The optimized artificial neural network model with Levenberg–Marquardt algorithm for global solar radiation estimation in Eastern Mediterranean Region of Turkey

•An ANN model to estimate the global solar radiation for Eastern Mediterranean Region of Turkey is proposed.•The estimation results of models are compared to measured data for four locations.•The proposed model estimates monthly mean daily solar radiation with superior accuracy.

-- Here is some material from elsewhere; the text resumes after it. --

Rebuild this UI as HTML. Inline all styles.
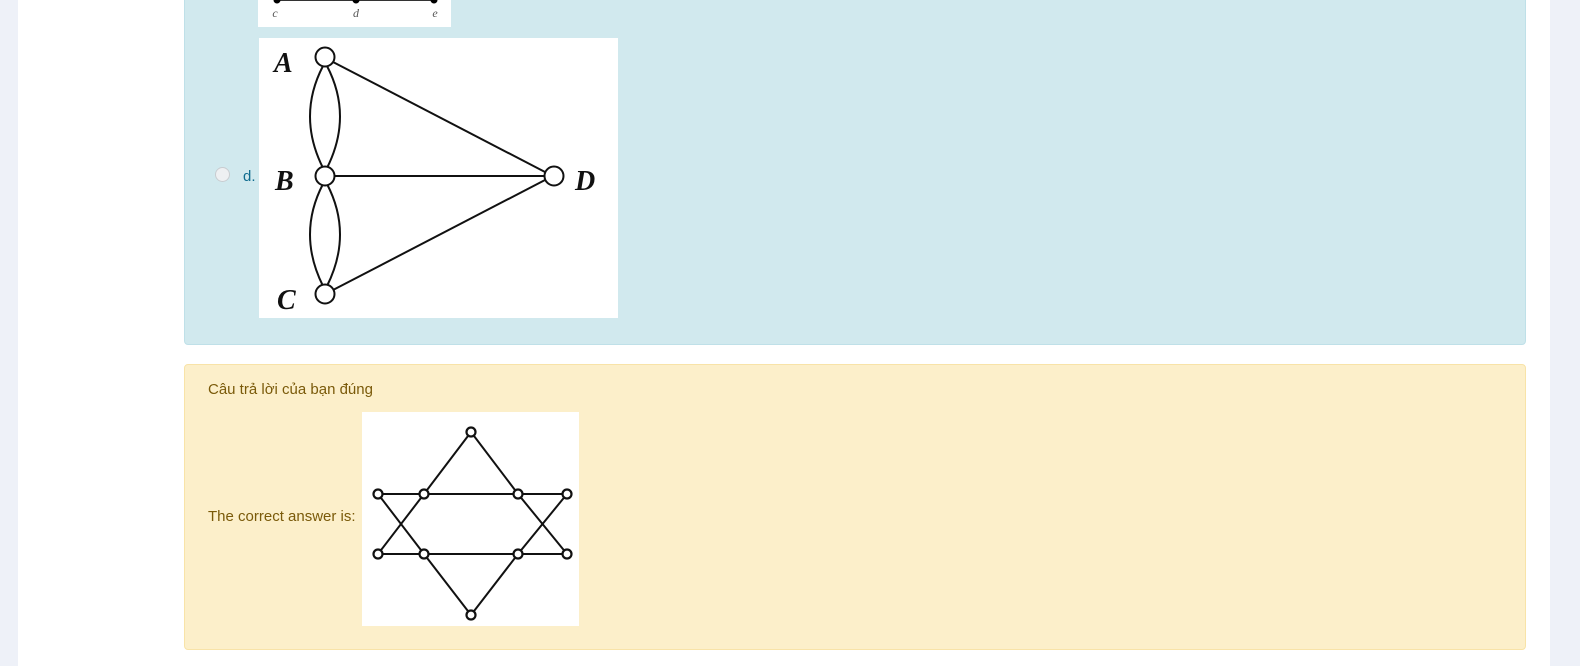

An accurate knowledge on global solar radiation is particularly required for proper placement and design of solar energy conversion systems. While the meteorological data are measured at most of the weather stations, global solar radiation measurement is not always performed due to high cost of the measurement devices and their operation and maintenance requirements. Therefore, several linear, non-linear and soft computing models are developed to estimate the solar radiation owing to being more economical when compared to installing pyranometers and these models provide satisfactory results. However, it is crucial to choose the most appropriate model for a specific purpose and region. The primary objective of this study is to optimize the performance of the artificial neural network model in order to realize an efficient estimation of solar radiation for Eastern Mediterranean Region of Turkey. Estimation performances are discussed for different structures of neural network by taking into account the number and quality of input features, learning algorithms, number of hidden neurons, correlation between network outputs and targets, and statistical error analysis methods. The presented model indicates that the artificial neural network models illustrate promising in the estimation of monthly mean daily global solar radiation by using commonly available data. In order to indicate the superiority of the performance of the model, it is evaluated with various test years, which are not used for training stage of the model. The presented model provides superior relationship between the estimated and measured values. The test results showed that the coefficient of determination and mean absolute percentage error between the optimized artificial neural network estimations and measured values for testing datasets are higher than 99% and %5, respectively.